Drug cuts stroke risk in heart patients

A new drug could significantly reduce the risk of strokes and blood clots in patients with irregular heartbeats.

A study found a new drug rivaroxaban cut the risk of blood clots and strokes by one-fifth compared with the most popular existing treatment, warfarin.

The research by the University of Edinburgh and Duke University in North Carolina was carried out in 45 countries and involved 14,000 patients

Irregular heart beats

One in five people more than 70 years old is likely to be diagnosed with an irregular heartbeat, which can lead to blood clots and cause strokes.

Both rivaroxaban and warfarin work by thinning the blood to reduce the risk of clots.

Our study showed that rivaroxaban is simpler to administer and patients taking it have fewer strokes and blood clots. We are now another step closer to an effective alternative to warfarin for patients with irregular heart beats and one that reduces complications and is easier to administer.

Professor Keith Fox

British Heart Foundation Professor of Cardiology

Treatment

Patients treated with warfarin are half as likely to have a stroke compared with those taking no treatment or aspirin.

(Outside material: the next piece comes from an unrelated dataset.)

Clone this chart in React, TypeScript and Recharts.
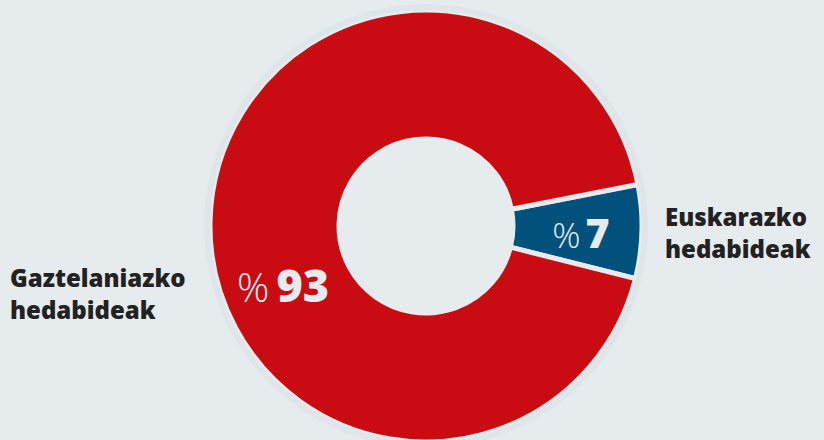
import { PieChart, Pie, Cell } from 'recharts';

const names = ['Euskarazko hedabideak', 'Gaztelaniazko hedabideak'];
const shares = [7, 93];
const colors = ['#00527d', '#c90c12'];

const data = names.map((name, i) => ({ name, value: shares[i] }));
const ring = [{ name: 'ring', value: 1 }];

const BG = '#e6ecee';
const FONT = '"Open Sans", sans-serif';
const CX = 426;
const CY = 226;
const R = 216;
const R_IN = 87;

// blue slice centred just under the 3 o'clock direction
const start = -(360 * shares[0]) / 100 / 2 - 1.5;

const RAD = Math.PI / 180;

function renderLabel(props: any) {
  const { cx, cy, midAngle, index, value } = props;
  // the big figure for the red slice sits a bit below the horizontal
  const angle = index === 0 ? midAngle - 1 : midAngle + 24.3;
  const r = 155;
  const x = cx + r * Math.cos(-angle * RAD);
  const y = cy + r * Math.sin(-angle * RAD);
  const big = index === 0 ? 41 : 45;
  const pct = index === 0 ? 35 : 40;
  const words = names[index].split(' ');
  const lx = index === 0 ? 665 : 10;
  const ly = index === 0 ? cy : cy + 61;
  return (
    <g>
      <text x={x} y={y + big * 0.36} textAnchor="middle" fill={BG} fontFamily={FONT}>
        <tspan fontSize={pct} fontWeight={300}>%</tspan>
        <tspan fontSize={big} fontWeight={800} dx={index === 0 ? 5 : 7}>{value}</tspan>
      </text>
      <text x={lx} y={ly} fill="#222" fontFamily={FONT} fontWeight={800} fontSize={24}>
        <tspan x={lx} dy={0}>{words[0]}</tspan>
        <tspan x={lx} dy={32}>{words[1]}</tspan>
      </text>
    </g>
  );
}

export default function App() {
  return (
    <div style={{ width: 824, height: 440, background: BG, overflow: 'hidden' }}>
      <style>{'body{margin:0}'}</style>
      <PieChart width={824} height={440} margin={{ top: 0, right: 0, bottom: 0, left: 0 }}>
        <Pie
          data={data}
          dataKey="value"
          cx={CX}
          cy={CY}
          innerRadius={R_IN}
          outerRadius={R}
          startAngle={start}
          endAngle={start + 360}
          stroke={BG}
          strokeWidth={5}
          label={renderLabel}
          labelLine={false}
          isAnimationActive={false}
        >
          {data.map((d, i) => (
            <Cell key={d.name} fill={colors[i]} />
          ))}
        </Pie>
        <Pie
          data={ring}
          dataKey="value"
          cx={CX}
          cy={CY}
          innerRadius={R}
          outerRadius={R + 6}
          fill="#dfe6e9"
          stroke="none"
          isAnimationActive={false}
        />
      </PieChart>
    </div>
  );
}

However, the dosage needs to be closely monitored - in some cases once a week.

Too high a dose can lead to internal bleeding, which can prove fatal, and too low a dose increases the risk of stroke.

Unlike warfarin, levels of the new drug do not need to be monitored as intently and the necessary dosage is not affected by certain foods or alcohol.

The study

The research findings were presented at the American Heart Association conference in Chicago.

The study looked at patients with atrial fibrillation.

This is the most common abnormal heart rhythm disorders, in which the heart beats dangerously fast.

The study also found that use of rivaroxaban did not increase the risk of internal bleeding compared with warfarin, suggesting that it is a suitable alternative.

This important study adds rivaroxaban to the increasing list of new drugs that seem to be at least as good as warfarin. An additional advantage is that they do not require the close monitoring that warfarin does.